Wednesday, September 15, 2004
For two-and-a-half years Juvenile at Risk has helped troubled youth in south Sacramento get their G-E-Ds. One of the success stories is 18-year-old John Lopez. Nobody ever really pushed me so I didn’t really care. All I really wanted to do was just go out there and try to make some money selling weed. Lopez now attends Sacramento City College. Juveniles at Risk founder Greg Scott says his teachers are able to connect with the students because they too came from troubled backgrounds. They can share back with the student that ‘look, I’m from the same place and coming from the same place I know that you have your own difficulties but let me show you how I got out of mine’ and that makes a difference even if it’s a teacher that’s just teaching you math.

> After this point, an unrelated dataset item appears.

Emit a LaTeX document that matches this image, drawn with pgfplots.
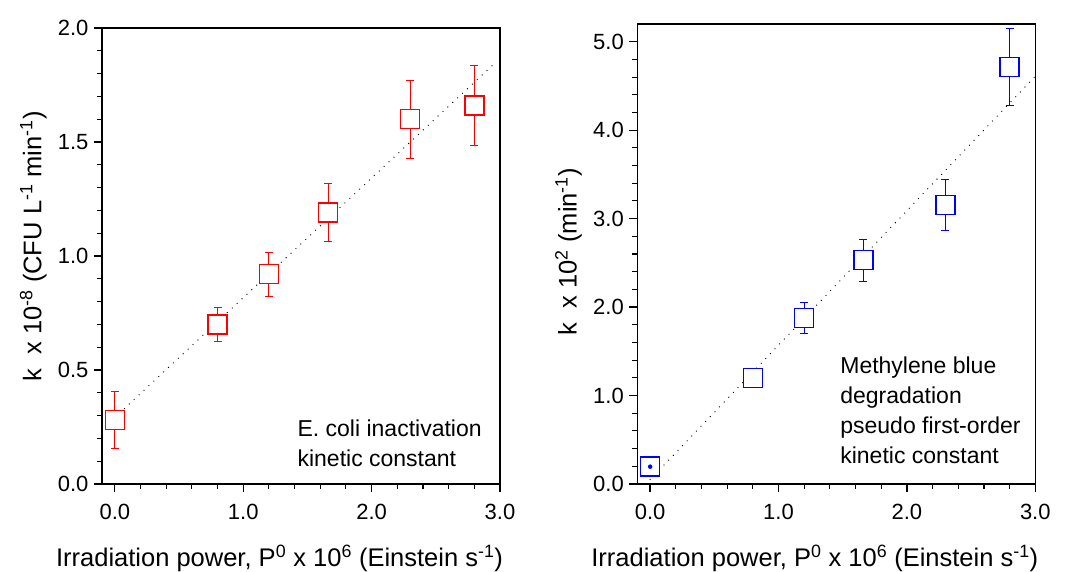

Assistant Sacramento City School District Superintendent Melissa Brown says the program nearly folded two-months ago because of fallout from the state budget crisis. Since then we’ve been able to patch together some money to keep them funded for the first half year of their program, but we do not have sufficient funds to carry them through the entire school year. That’s why we’re encouraging the community, business representatives, church organizations to join us in keeping this program alive. Program directors say they need an additional 100-thousand dollars to keep it afloat through the end of the school year in June. Steve Milne - KXJZ news.